Chris Martin

Personal information
- Full name: Christopher Stewart Martin
- Born: 10 December 1974 (age 51) Christchurch, New Zealand
- Nickname: The Phantom, The Walking Wicket, Tommy
- Height: 1.86 m (6 ft 1 in)
- Batting: Right-handed
- Bowling: Right-arm fast-medium
- Role: Bowler

International information
- National side: New Zealand (2000–2013);
- Test debut (cap 211): 17 November 2000 v South Africa
- Last Test: 2 January 2013 v South Africa
- ODI debut (cap 119): 2 January 2001 v Zimbabwe
- Last ODI: 23 February 2008 v England
- T20I debut (cap 24): 12 September 2007 v Kenya
- Last T20I: 7 February 2008 v England

Domestic team information
- 1997/98–2004/05: Canterbury
- 2005/06–2008/09: Auckland
- 2008: Warwickshire
- 2009/10: Canterbury
- 2010: Essex
- 2010/11–2012/13: Auckland

Career statistics
| Competition | Test | ODI | FC | LA |
| Matches | 71 | 20 | 192 | 142 |
| Runs scored | 123 | 8 | 479 | 86 |
| Batting average | 2.36 | 1.60 | 3.71 | 2.86 |
| 100s/50s | 0/0 | 0/0 | 0/0 | 0/0 |
| Top score | 12* | 3 | 25 | 13 |
| Balls bowled | 14,026 | 948 | 36,858 | 6,920 |
| Wickets | 233 | 18 | 599 | 193 |
| Bowling average | 33.81 | 44.66 | 31.83 | 29.16 |
| 5 wickets in innings | 10 | 0 | 23 | 3 |
| 10 wickets in match | 1 | 0 | 1 | 0 |
| Best bowling | 6/26 | 3/62 | 6/26 | 6/24 |
| Catches/stumpings | 14/– | 7/– | 34/– | 28/– |
- Source: ESPNcricinfo, 13 January 2019

= Chris Martin (cricketer) =

New Zealand cricketer

Christopher Stewart Martin (born 10 December 1974) is a former New Zealand cricketer. A right-arm fast-medium bowler, Martin played provincial cricket for Auckland, having formerly played for the Canterbury Wizards.

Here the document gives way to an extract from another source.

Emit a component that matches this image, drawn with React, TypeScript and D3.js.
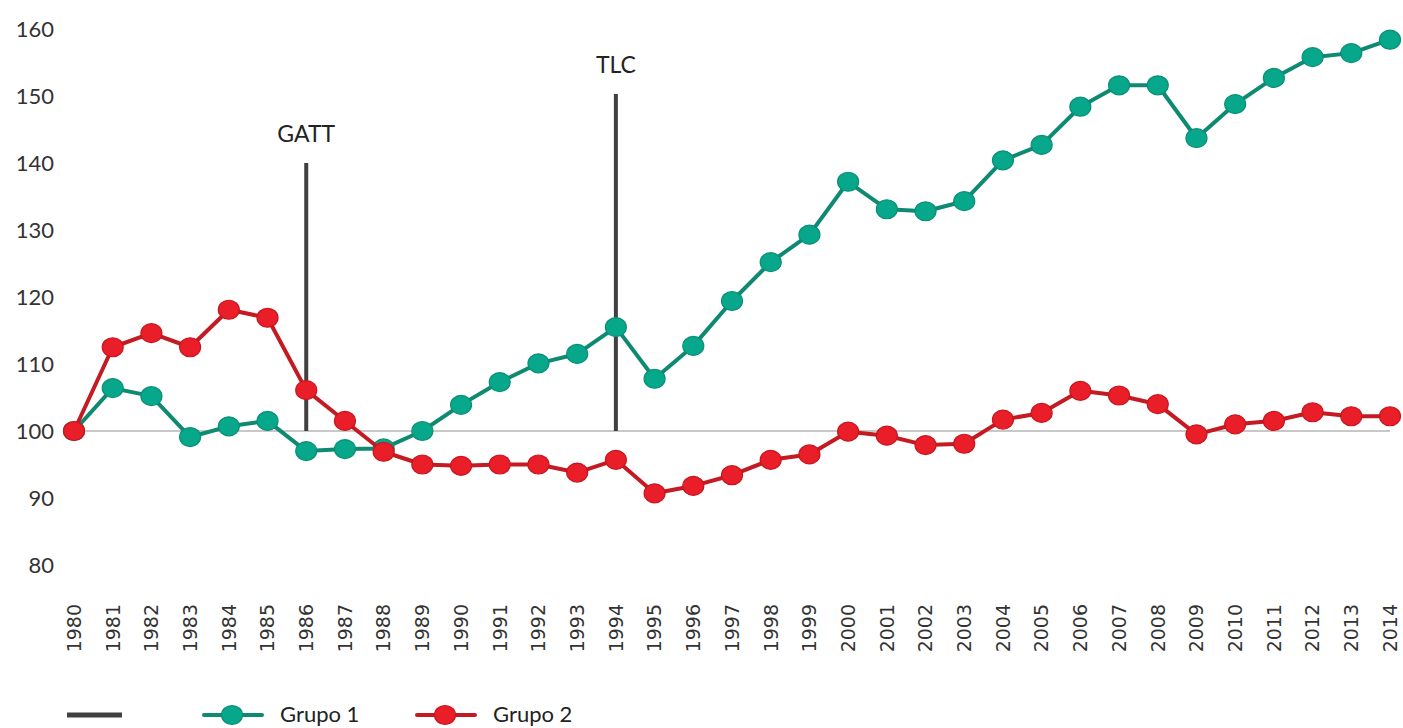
import React from 'react'
import * as d3 from 'd3'

const width = 1403
const height = 728

const years = d3.range(1980, 2015)
const grupo1 = [
  100, 106.4, 105.2, 99.1, 100.7, 101.5, 97.0, 97.3, 97.4, 100, 103.9, 107.3, 110.1, 111.5, 115.5,
  107.8, 112.7, 119.4, 125.2, 129.3, 137.2, 133.1, 132.8, 134.3, 140.4, 142.7, 148.4, 151.6, 151.6,
  143.7, 148.8, 152.7, 155.8, 156.4, 158.4,
]
const grupo2 = [
  100, 112.5, 114.6, 112.5, 118.1, 116.9, 106.1, 101.5, 96.9, 95.0, 94.8, 95.0, 95.0, 93.8, 95.7,
  90.7, 91.8, 93.4, 95.7, 96.5, 99.9, 99.3, 97.9, 98.1, 101.7, 102.7, 106.0, 105.3, 104.0, 99.5,
  101.0, 101.5, 102.8, 102.2, 102.2,
]
const yTicks = [80, 90, 100, 110, 120, 130, 140, 150, 160]
const events = [
  { year: 1986, label: 'GATT', top: 140 },
  { year: 1994, label: 'TLC', top: 150.3 },
]
const seriesInfo = [
  { name: 'Grupo 1', values: grupo1, line: '#0f8a72', fill: '#06a78a', edge: '#0b8f76' },
  { name: 'Grupo 2', values: grupo2, line: '#c41a22', fill: '#e91e28', edge: '#c8161e' },
]

const x = d3.scaleLinear().domain([1980, 2014]).range([74, 1390])
const y = d3.scaleLinear().domain([80, 160]).range([565, 29])

const font = 'Lato, "Open Sans", sans-serif'
const legendY = 715

export default function App() {
  const line = d3
    .line<number>()
    .x((_, i) => x(years[i]))
    .y((d) => y(d))

  return (
    <svg
      width={width}
      height={height}
      style={{ position: 'absolute', left: 0, top: 0, background: '#fff' }}
      fontFamily={font}
    >
      {/* y labels */}
      {yTicks.map((t) => (
        <text key={t} x={54} y={y(t)} dy="0.36em" textAnchor="end" fontSize={22} fill="#333">
          {t}
        </text>
      ))}

      {/* baseline at 100 */}
      <line x1={x(1980)} x2={x(2014)} y1={y(100)} y2={y(100)} stroke="#c8c8c8" strokeWidth={2} />

      {/* event markers */}
      {events.map((e) => (
        <g key={e.label}>
          <line x1={x(e.year)} x2={x(e.year)} y1={y(e.top)} y2={y(100)} stroke="#404040" strokeWidth={4} />
          <text x={x(e.year)} y={y(e.top) - 21} textAnchor="middle" fontSize={23} fill="#222">
            {e.label}
          </text>
        </g>
      ))}

      {/* series */}
      {seriesInfo.map((s) => (
        <g key={s.name}>
          <path d={line(s.values) ?? ''} fill="none" stroke={s.line} strokeWidth={4} strokeLinejoin="round" />
          {s.values.map((v, i) => (
            <ellipse
              key={i}
              cx={x(years[i])}
              cy={y(v)}
              rx={10.5}
              ry={9.5}
              fill={s.fill}
              stroke={s.edge}
              strokeWidth={1.2}
            />
          ))}
        </g>
      ))}

      {/* x labels */}
      {years.map((yr) => (
        <text
          key={yr}
          transform={`translate(${x(yr)},${604}) rotate(-90)`}
          dy="0.36em"
          textAnchor="end"
          fontSize={19}
          fontFamily='"DejaVu Sans", sans-serif'
          fill="#333"
        >
          {yr}
        </text>
      ))}

      {/* legend */}
      <g>
        <line x1={67} x2={122} y1={legendY} y2={legendY} stroke="#404040" strokeWidth={5} />
        {seriesInfo.map((s, i) => {
          const lx = 204 + i * 213
          return (
            <g key={s.name}>
              <line x1={lx} x2={lx + 58} y1={legendY} y2={legendY} stroke={s.line} strokeWidth={4} strokeLinecap="round" />
              <ellipse cx={lx + 28} cy={legendY} rx={10.5} ry={9.5} fill={s.fill} stroke={s.edge} strokeWidth={1.2} />
              <text x={lx + 76} y={legendY} dy="0.32em" fontSize={22} fill="#222">
                {s.name}
              </text>
            </g>
          )
        })}
      </g>
    </svg>
  )
}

He also signed for the English county cricket side, Warwickshire, for their 2008 domestic campaign and played one first-class match for Essex in 2010. In 1999 he played a season of club cricket in Scotland for Heriots FP Cricket Club.

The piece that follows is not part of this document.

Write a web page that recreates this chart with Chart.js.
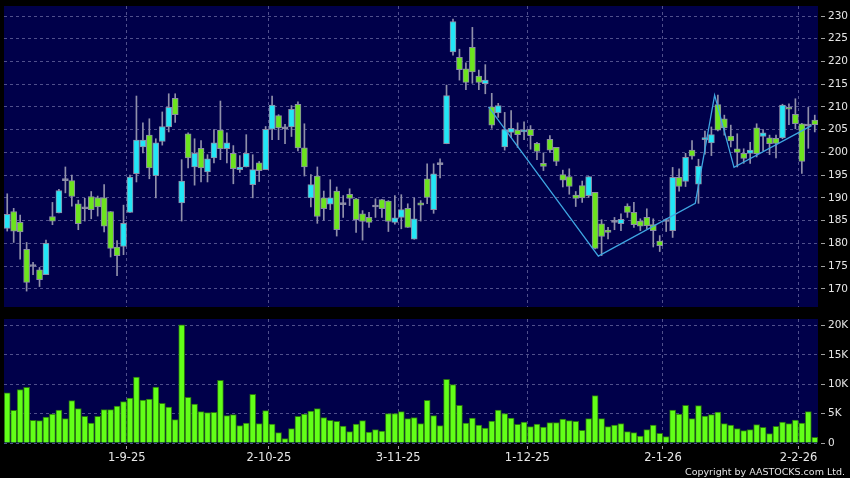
<!DOCTYPE html>
<html>
<head>
<meta charset="utf-8">
<script src="https://cdn.jsdelivr.net/npm/chart.js@4.4.1/dist/chart.umd.min.js"></script>
<style>
  html, body { margin: 0; padding: 0; background: #000; }
  #wrap { position: relative; width: 850px; height: 478px; overflow: hidden; background: #000; }
  #priceChart { position: absolute; left: 0; top: 0; }
  #volChart { position: absolute; left: 0; top: 310px; }
  #copy { position: absolute; right: 5px; top: 466px; line-height: 11px;
          color: #e4e4e4; font-family: "DejaVu Sans"; font-size: 9.5px; white-space: nowrap; }
</style>
</head>
<body>
<div id="wrap">
  <canvas id="priceChart" width="850" height="310"></canvas>
  <canvas id="volChart" width="850" height="168"></canvas>
  <div id="copy">Copyright by AASTOCKS.com Ltd.</div>
</div>
<script>
// trading days (D-M-YY)
const dates = [
  "6-8-25", "7-8-25", "8-8-25", "11-8-25", "12-8-25", "13-8-25", "14-8-25", "15-8-25", "18-8-25", "19-8-25",
  "20-8-25", "21-8-25", "22-8-25", "25-8-25", "26-8-25", "27-8-25", "28-8-25", "29-8-25",
  "1-9-25", "2-9-25", "3-9-25", "4-9-25", "5-9-25", "8-9-25", "9-9-25", "10-9-25", "11-9-25", "12-9-25",
  "15-9-25", "16-9-25", "17-9-25", "18-9-25", "19-9-25", "22-9-25", "23-9-25", "24-9-25", "25-9-25", "26-9-25",
  "29-9-25", "30-9-25",
  "2-10-25", "3-10-25", "6-10-25", "8-10-25", "9-10-25", "10-10-25", "13-10-25", "14-10-25", "15-10-25", "16-10-25",
  "17-10-25", "20-10-25", "21-10-25", "22-10-25", "23-10-25", "24-10-25", "27-10-25", "28-10-25", "30-10-25", "31-10-25",
  "3-11-25", "4-11-25", "5-11-25", "6-11-25", "7-11-25", "10-11-25", "11-11-25", "12-11-25", "13-11-25", "14-11-25",
  "17-11-25", "18-11-25", "19-11-25", "20-11-25", "21-11-25", "24-11-25", "25-11-25", "26-11-25", "27-11-25", "28-11-25",
  "1-12-25", "2-12-25", "3-12-25", "4-12-25", "5-12-25", "8-12-25", "9-12-25", "10-12-25", "11-12-25", "12-12-25",
  "15-12-25", "16-12-25", "17-12-25", "18-12-25", "19-12-25", "22-12-25", "23-12-25", "24-12-25", "29-12-25", "30-12-25",
  "31-12-25",
  "2-1-26", "5-1-26", "6-1-26", "7-1-26", "8-1-26", "9-1-26", "12-1-26", "13-1-26", "14-1-26", "15-1-26",
  "16-1-26", "19-1-26", "20-1-26", "21-1-26", "22-1-26", "23-1-26", "26-1-26", "27-1-26", "28-1-26", "29-1-26",
  "30-1-26",
  "2-2-26", "3-2-26", "4-2-26", "5-2-26"
];

const tickDates = ["1-9-25", "2-10-25", "3-11-25", "1-12-25", "2-1-26", "2-2-26"];
const priceTicks = [170, 175, 180, 185, 190, 195, 200, 205, 210, 215, 220, 225, 230];
const volTicks = [0, 5000, 10000, 15000, 20000];

const opens = [
  183.3, 187.0, 184.6, 178.7, 174.9, 174.2, 173.1, 185.9, 186.7, 193.8,
  193.8, 188.7, 187.6, 190.3, 190.0, 190.0, 187.0, 179.2, 179.3, 186.8,
  195.3, 201.2, 203.8, 194.9, 202.4, 205.6, 211.9, 188.9, 204.1, 196.8,
  200.9, 195.7, 198.8, 204.9, 200.8, 199.8, 196.2, 196.8, 192.9, 197.7,
  196.2, 205.1, 208.1, 205.2, 205.6, 210.6, 201.0, 190.0, 194.8, 190.0,
  188.6, 191.5, 188.5, 190.8, 189.8, 186.5, 185.7, 188.0, 189.6, 189.3,
  184.6, 185.7, 187.7, 180.9, 188.9, 194.2, 187.4, 197.3, 201.9, 222.1,
  220.9, 218.4, 223.1, 216.8, 215.1, 210.0, 208.7, 201.2, 204.4, 204.9,
  204.5, 205.1, 202.0, 197.6, 202.9, 201.1, 195.1, 194.7, 190.6, 192.7,
  190.5, 191.2, 184.3, 182.9, 184.6, 184.3, 188.2, 186.8, 184.9, 185.7,
  184.1, 180.5, 184.8, 182.8, 194.5, 193.6, 200.5, 193.0, 202.8, 202.1,
  210.5, 207.4, 203.6, 200.8, 199.8, 199.8, 205.4, 203.5, 203.2, 203.1,
  203.2, 209.9, 208.4, 206.3, 205.8, 207.1
];
const highs = [
  190.9, 187.7, 186.2, 180.2, 175.8, 174.7, 180.7, 189.0, 191.9, 196.8,
  195.0, 189.5, 189.9, 191.4, 190.4, 192.9, 187.0, 180.6, 188.4, 195.0,
  212.4, 206.5, 207.4, 203.0, 208.9, 212.9, 212.9, 198.4, 204.3, 203.0,
  202.6, 199.5, 205.0, 211.3, 204.3, 201.5, 199.3, 203.9, 199.5, 198.0,
  205.7, 212.4, 208.3, 206.2, 210.3, 211.1, 206.3, 195.1, 196.8, 191.5,
  194.0, 192.4, 190.5, 192.0, 189.9, 187.2, 186.8, 189.8, 189.7, 189.4,
  190.5, 190.7, 188.7, 190.0, 189.4, 197.5, 197.5, 198.6, 214.8, 229.3,
  222.7, 219.7, 227.5, 218.1, 219.3, 213.0, 210.8, 208.8, 209.2, 206.5,
  206.7, 205.9, 202.2, 199.9, 203.7, 201.1, 196.1, 196.4, 191.4, 193.7,
  194.7, 191.2, 185.2, 183.5, 185.7, 186.5, 188.7, 189.0, 185.4, 187.6,
  185.4, 181.7, 185.4, 196.7, 196.4, 199.8, 202.6, 198.5, 204.7, 205.6,
  212.6, 208.2, 206.0, 204.1, 200.8, 202.2, 206.3, 205.0, 203.8, 203.8,
  210.6, 210.7, 211.8, 206.4, 209.9, 208.2
];
const lows = [
  182.7, 180.2, 176.5, 169.5, 173.1, 170.5, 173.1, 184.1, 186.7, 191.1,
  188.2, 183.0, 184.9, 185.4, 186.0, 182.5, 177.0, 172.9, 177.5, 186.8,
  193.5, 199.9, 194.2, 190.0, 201.6, 204.5, 206.6, 184.9, 196.6, 192.8,
  193.5, 193.5, 197.7, 198.4, 197.7, 193.1, 195.6, 196.8, 190.0, 193.6,
  196.2, 202.8, 202.8, 201.9, 203.5, 200.3, 194.8, 188.0, 184.4, 185.1,
  187.4, 181.6, 185.7, 188.3, 182.4, 180.7, 183.5, 185.7, 185.7, 182.6,
  184.2, 183.2, 183.5, 180.9, 184.9, 188.7, 186.6, 194.4, 201.9, 221.4,
  215.9, 213.8, 215.2, 213.8, 212.9, 205.3, 207.7, 200.5, 203.3, 201.1,
  202.8, 200.7, 198.4, 196.0, 200.0, 197.1, 192.4, 190.8, 188.1, 189.0,
  190.1, 178.8, 177.3, 181.0, 183.0, 182.8, 185.7, 183.5, 182.8, 183.2,
  179.2, 178.2, 182.6, 181.3, 191.5, 192.5, 198.5, 188.8, 199.6, 199.3,
  204.7, 203.8, 201.2, 196.8, 197.6, 197.6, 199.0, 200.4, 199.5, 198.8,
  203.0, 206.1, 205.2, 195.4, 200.9, 204.5
];
const closes = [
  186.4, 182.7, 182.5, 171.4, 174.9, 172.0, 180.0, 184.9, 191.6, 193.8,
  190.3, 184.3, 187.6, 187.4, 188.0, 183.8, 178.9, 177.3, 184.4, 194.6,
  202.7, 202.7, 196.6, 202.1, 205.7, 209.9, 208.3, 193.7, 198.8, 199.8,
  196.6, 198.6, 202.1, 200.8, 202.1, 196.4, 196.8, 199.8, 196.2, 196.0,
  205.1, 210.4, 205.4, 205.2, 209.5, 201.0, 196.8, 192.9, 185.9, 187.6,
  190.0, 183.0, 188.5, 189.9, 185.2, 184.8, 184.6, 188.0, 187.6, 184.8,
  185.6, 187.4, 183.5, 185.4, 188.4, 190.1, 195.3, 197.3, 212.5, 228.8,
  218.2, 215.4, 217.7, 215.4, 215.9, 206.0, 210.3, 205.0, 205.3, 203.9,
  204.8, 203.7, 200.2, 196.9, 200.5, 198.0, 193.9, 192.5, 189.9, 190.0,
  194.7, 178.9, 181.5, 182.4, 184.6, 185.3, 186.8, 184.1, 183.8, 183.9,
  182.8, 179.5, 184.8, 194.5, 192.5, 198.9, 199.2, 197.0, 203.2, 203.9,
  204.9, 205.4, 202.5, 200.0, 198.7, 200.5, 199.7, 204.3, 201.9, 202.0,
  210.4, 209.5, 206.3, 198.0, 205.8, 206.1
];
const volumes = [
  8550, 5550, 9070, 9460, 3850, 3800, 4420, 4930, 5610, 4140,
  7200, 5840, 4530, 3400, 4530, 5670, 5670, 6290, 7030, 7650,
  11220, 7310, 7480, 9520, 6740, 6120, 3970, 20100, 7760, 6630,
  5330, 5160, 5210, 10650, 4650, 4820, 2950, 3400, 8270, 3290,
  5500, 3230, 1760, 740, 2440, 4530, 4930, 5440, 5840, 4310,
  3850, 3680, 2890, 1930, 3230, 3800, 1870, 2270, 2040, 4990,
  4990, 5330, 4140, 4310, 3290, 7250, 4650, 2950, 10820, 9920,
  6400, 3400, 4250, 3060, 2550, 3740, 5610, 4990, 4250, 3170,
  3570, 2780, 3230, 2720, 3460, 3460, 4080, 3800, 3680, 2150,
  4140, 8050, 4140, 2780, 3060, 3290, 1930, 1760, 1190, 2270,
  3060, 1640, 1080, 5610, 4930, 6400, 4140, 6350, 4590, 4820,
  5270, 3290, 3060, 2440, 2100, 2270, 3120, 2660, 1590, 2830,
  3570, 3290, 3910, 3400, 5330, 960
];

// trend line drawn over the candles (x = day index)
const trendX = [74.5, 91.5, 106.5, 109.5, 112.5, 124.5];
const trendY = [210.0, 177.2, 188.8, 212.6, 196.7, 205.9];

const NAVY = "#00004a";
const GRID = "#50508c";
const UP = "#22e6f6";
const DOWN = "#6ce41e";
const TXT = "#e6e6e6";

const tickIdx = tickDates.map(d => dates.indexOf(d) + 0.5);

const plotBg = {
  id: "plotBg",
  beforeDraw(chart) {
    const { ctx, chartArea: a } = chart;
    ctx.save();
    ctx.fillStyle = NAVY;
    ctx.fillRect(a.left, a.top, a.right - a.left, a.bottom - a.top);
    ctx.restore();
  }
};

function xAxis(showLabels) {
  return {
    type: "linear",
    min: -0.5,
    max: dates.length - 0.5,
    offset: false,
    afterBuildTicks: s => { s.ticks = tickIdx.map(v => ({ value: v })); },
    afterFit: s => {
      s.height = showLabels ? 35 : 0;
      s.paddingLeft = 0;
      s.paddingRight = 0;
    },
    border: { display: false, dash: [3, 3] },
    grid: {
      color: GRID, offset: false,
      drawTicks: showLabels, tickLength: 7, tickColor: "#a0a0a0",
      tickBorderDash: [0, 3, 3, 50]
    },
    ticks: {
      display: showLabels,
      autoSkip: false,
      maxRotation: 0,
      padding: 1,
      color: TXT,
      font: { family: "DejaVu Sans", size: 11.5 },
      callback: v => dates[Math.floor(v)]
    }
  };
}

function yAxis(min, max, ticks, fmt) {
  return {
    position: "right",
    min: min,
    max: max,
    afterBuildTicks: s => { s.ticks = ticks.map(v => ({ value: v })); },
    afterFit: s => {
      s.width = 32;
      s.paddingTop = 0;
      s.paddingBottom = 0;
    },
    border: { display: false, dash: [3, 3] },
    grid: {
      color: GRID, tickLength: 7, tickColor: "#a0a0a0",
      tickBorderDash: [0, 3, 4, 50]
    },
    ticks: {
      padding: 3,
      color: TXT,
      font: { family: "DejaVu Sans", size: 10.5 },
      callback: fmt
    }
  };
}

const idx = dates.map((d, i) => i);
const candleColor = i => closes[i] > opens[i] ? UP : (closes[i] < opens[i] ? DOWN : "#9a9ab0");

new Chart(document.getElementById("priceChart"), {
  type: "bar",
  data: {
    datasets: [
      {
        type: "line",
        data: trendX.map((x, i) => ({ x: x, y: trendY[i] })),
        borderColor: "#3ea6e2",
        borderWidth: 1.3,
        pointRadius: 0,
        tension: 0,
        order: -1
      },
      {
        data: idx.map(i => ({ x: i, y: [opens[i], closes[i]] })),
        backgroundColor: ctx => candleColor(ctx.dataIndex),
        borderColor: "#8c8ca6",
        borderWidth: 1,
        borderSkipped: false,
        barThickness: 6,
        minBarLength: 2,
        grouped: false,
        order: 0
      },
      {
        data: idx.map(i => ({ x: i, y: [lows[i], highs[i]] })),
        backgroundColor: "#9090aa",
        borderWidth: 0,
        barThickness: 1,
        grouped: false,
        order: 1
      }
    ]
  },
  options: {
    responsive: false,
    animation: false,
    layout: { padding: { left: 4, top: 6, right: 0, bottom: 3 } },
    plugins: { legend: { display: false }, tooltip: { enabled: false } },
    scales: {
      x: xAxis(false),
      y: yAxis(166, 232.2, priceTicks, v => String(v))
    }
  },
  plugins: [plotBg]
});

new Chart(document.getElementById("volChart"), {
  type: "bar",
  data: {
    datasets: [
      {
        data: idx.map(i => ({ x: i, y: volumes[i] })),
        backgroundColor: "#62ff18",
        borderColor: "#2a7212",
        borderWidth: 1,
        barThickness: 6,
        grouped: false
      }
    ]
  },
  options: {
    responsive: false,
    animation: false,
    layout: { padding: { left: 4, top: 9, right: 0, bottom: 0 } },
    plugins: { legend: { display: false }, tooltip: { enabled: false } },
    scales: {
      x: xAxis(true),
      y: yAxis(0, 21100, volTicks, v => v === 0 ? "0" : (v / 1000) + "K")
    }
  },
  plugins: [plotBg]
});
</script>
</body>
</html>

He retired from all cricket in late 2013.

==International career==
Martin is one of seven New Zealand Test cricketers to have taken 200 wickets. In 2011 he was recognised as New Zealand's premier cricketer, when he was awarded the inaugural Sir Richard Hadlee Medal, at the New Zealand cricket awards ceremony. Although predominantly a Test bowler, Martin moved back into contention for One Day Internationals after International Cricket Council rule changes permitted substitutions during games. Although the rule has since been revoked, Martin has remained on the fringes of the ODI squad and was called up to the New Zealand World Cup 2007 squad, as a replacement for the injured Daryl Tuffey.

===Batting ability===
Martin was well known for being an extremely poor batsman, even by the low standards generally expected of tail-end batsman, and his batting gained him more publicity than his bowling. Martin has the rather dubious distinction of belonging to a select group of cricketers whose number of wickets taken exceeds runs scored; Bhagwat Chandrasekhar is the only other cricketer to meet this distinction (assuming a qualification of 30 Tests played), and only Holcombe "Hopper" Read – who played when pitches were uncovered – has played Test cricket and finished with a lower first-class batting average than Martin. Martin failed to score a run in Test Cricket from December 2, 2000 to March 26, 2004, during which time he took 41 Test wickets. Martin holds the record for the most pairs recorded in Test match history (7). He is also the only cricketer to be dismissed for a diamond duck (run out on 0 without facing a ball) twice in Test cricket – against England in 2004 and South Africa in 2013.

On 9 January 2011, Martin notched up the milestone of 100 career Test match runs in the 1st Test against Pakistan at Seddon Park. He took his 500th wicket in first-class cricket, with the dismissal of Tanvir Ahmed on the third day of the first Test against Pakistan in January 2011.

==Retirement==
Martin's final year of professional cricket was 2013; playing his last Test Match in January, his last First Class game in February (ending on 599 wickets), and his last List A (and professional) game on March 31, before announcing his retirement from all forms of cricket on July 3. Martin bowed out as the third highest Test wicket-taker in New Zealand's history with 233 scalps behind Richard Hadlee (431) and Daniel Vettori (362). He currently sits 6th, having been overtaken by the contemporary trio of Tim Southee (391), Trent Boult (317) and Neil Wagner (260).